One of my first memories of her was from a time just a month or two after I met her son. I didn’t know him well yet, and I didn’t know much about her either. We were at her home, and we had cross-country skis with us. I was 25 years old and swam competitively, so I was in pretty good shape. As we put on our skis, I pondered how I would have to slow down my pace to accommodate her—she was in her late sixties, after all.  But then, she strapped on her skis and set off like a ski marathoner across the field. I huffed and puffed behind her trying, but failing to keep up. That was my first lesson in the athleticism of the woman who would eventually be my mother-in-law. When she was eighty years old, she could beat me quite handily on a tennis court.

Later, this athletic singer, baker, Scout leader, Sunday school teacher, community volunteer, mother of four boys who smiled her way through life began to develop senile dementia. A series of mini-strokes robbed her of her ability to speak and walk. Her words became fewer and fewer, with more time between each.

A few years ago, her great-grandson was born. Her son and granddaughter took the baby to meet his great-grandmother. They took him over to her wheelchair and held him up for her to see. My mother-in-law’s eyes lit up, she smiled, reached out her hands and said, “Joy, joy.”

Those were the last words that I remember her speaking clearly and with intention.

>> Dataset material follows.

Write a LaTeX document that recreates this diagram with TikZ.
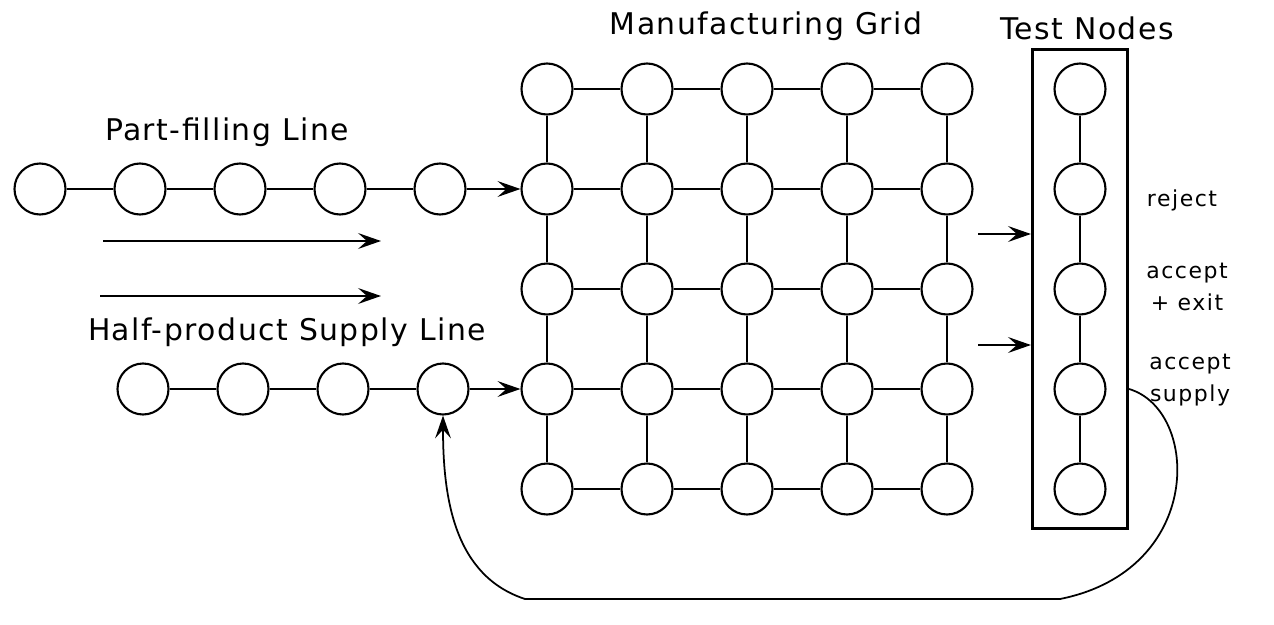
\documentclass[tikz,border=0pt]{standalone}
\usepackage{fontspec}
\setmainfont{DejaVu Sans}
\usetikzlibrary{arrows.meta,fit}

\begin{document}
\begin{tikzpicture}[x=0.02cm,y=-0.02cm]
  \tikzstyle{every node}+=[inner sep=0pt]
  \tikzset{
    station/.style={draw,circle,line width=1.2pt,minimum size=1.02cm},
    link/.style={line width=1.4pt},
    feed/.style={line width=1.4pt,-{Stealth[length=13pt,width=9pt,inset=5pt]}},
    title/.style={anchor=base,font=\fontsize{17}{20}\selectfont\addfontfeatures{LetterSpace=5}},
    note/.style={font=\fontsize{12.5}{18.5}\selectfont\addfontfeatures{LetterSpace=7},align=center}
  }
  \useasboundingbox (0,0) rectangle (1274,625);

  % manufacturing grid
  \foreach \i in {1,...,5}
    \foreach \j in {1,...,5}
      \node[station] (g-\i-\j) at ({447+100*\i},{-11+100*\j}) {};
  \foreach \i in {1,...,5}
    \foreach \j [count=\k from 2] in {1,...,4} {
      \draw[link] (g-\i-\j) -- (g-\i-\k);
      \draw[link] (g-\j-\i) -- (g-\k-\i);
    }

  % part-filling line
  \foreach \i in {1,...,5}
    \node[station] (p\i) at ({-60+100*\i},189) {};
  \foreach \i [count=\k from 2] in {1,...,4}
    \draw[link] (p\i) -- (p\k);
  \draw[feed] (p5) -- (g-1-2);

  % half-product supply line
  \foreach \i in {1,...,4}
    \node[station] (h\i) at ({43+100*\i},389) {};
  \foreach \i [count=\k from 2] in {1,...,3}
    \draw[link] (h\i) -- (h\k);
  \draw[feed] (h4) -- (g-1-4);

  % flow direction
  \coordinate (fa) at (103,241); \coordinate (fb) at (381,241);
  \coordinate (fc) at (100,296); \coordinate (fd) at (381,296);
  \draw[feed] (fa) -- (fb);
  \draw[feed] (fc) -- (fd);

  % test nodes
  \foreach \j in {1,...,5}
    \node[station] (t\j) at (1080,{-11+100*\j}) {};
  \foreach \j [count=\k from 2] in {1,...,4}
    \draw[link] (t\j) -- (t\k);
  \node[draw,line width=1.7pt,fit=(t1)(t5),inner xsep=0.42cm,inner ysep=0.25cm] (testbox) {};
  \coordinate (ta) at (978,234); \coordinate (tb) at (978,345);
  \draw[feed] (ta) -- (ta -| testbox.west);
  \draw[feed] (tb) -- (tb -| testbox.west);

  % labels
  \node[title] (gridlbl) at (766,35) {Manufacturing Grid};
  \node[title] (testlbl) at (1087,40) {Test Nodes};
  \node[title] (partlbl) at (227,140) {Part-filling Line};
  \node[title] (supplbl) at (287,340) {Half-product Supply Line};
  \node[note] (rejlbl) at (1182,200) {reject};
  \node[note] (exitlbl) at (1187,287) {accept\\+ exit};
  \node[note] (acclbl) at (1190,380) {accept\\supply};

  % rework loop
  \coordinate (loop) at (testbox.east |- t4);
  \draw[line width=1pt,-{Stealth[length=13pt,width=9pt,inset=5pt]}] (loop)
    .. controls (1200,410) and (1205,570) .. (1060,599) -- (525,599)
    .. controls (455,576) and (443,500) .. (h4.south);
\end{tikzpicture}
\end{document}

When the last word is joy, you know it was a life well lived.

7 thoughts on “Last words

  1. karen

    Arlene, What a beautiful tribute to your mother inlaw. Our thoughts are with you and Don and the kids. Raye will be proud to carry on her name

  2. Joanne

    Arlene, first, I am very sorry about the loss of your mother-in-law. I know, from stories you would tell, how much she meant to you. This posting is a beautiful tribute to her. Everyone should hope that their last words will be ‘joy’! hugs

  3. Jennifer

    Arlene….I didn’t realize that you had lost Don’s mom…I’m so sorry. Your story brought tears to my eyes. My mother is in the early stages of dementia and while I was repeating myself several times over the weekend with her, I did remind myself that she still knows us and for that we are so grateful….xo

    1. Arlene Post author

      Thanks, Jennifer. It’s hard to watch someone you love go through the stages of dementia and Alzheimers. But the experience brought me many beautiful gifts and lessons as well. I’ll remember those.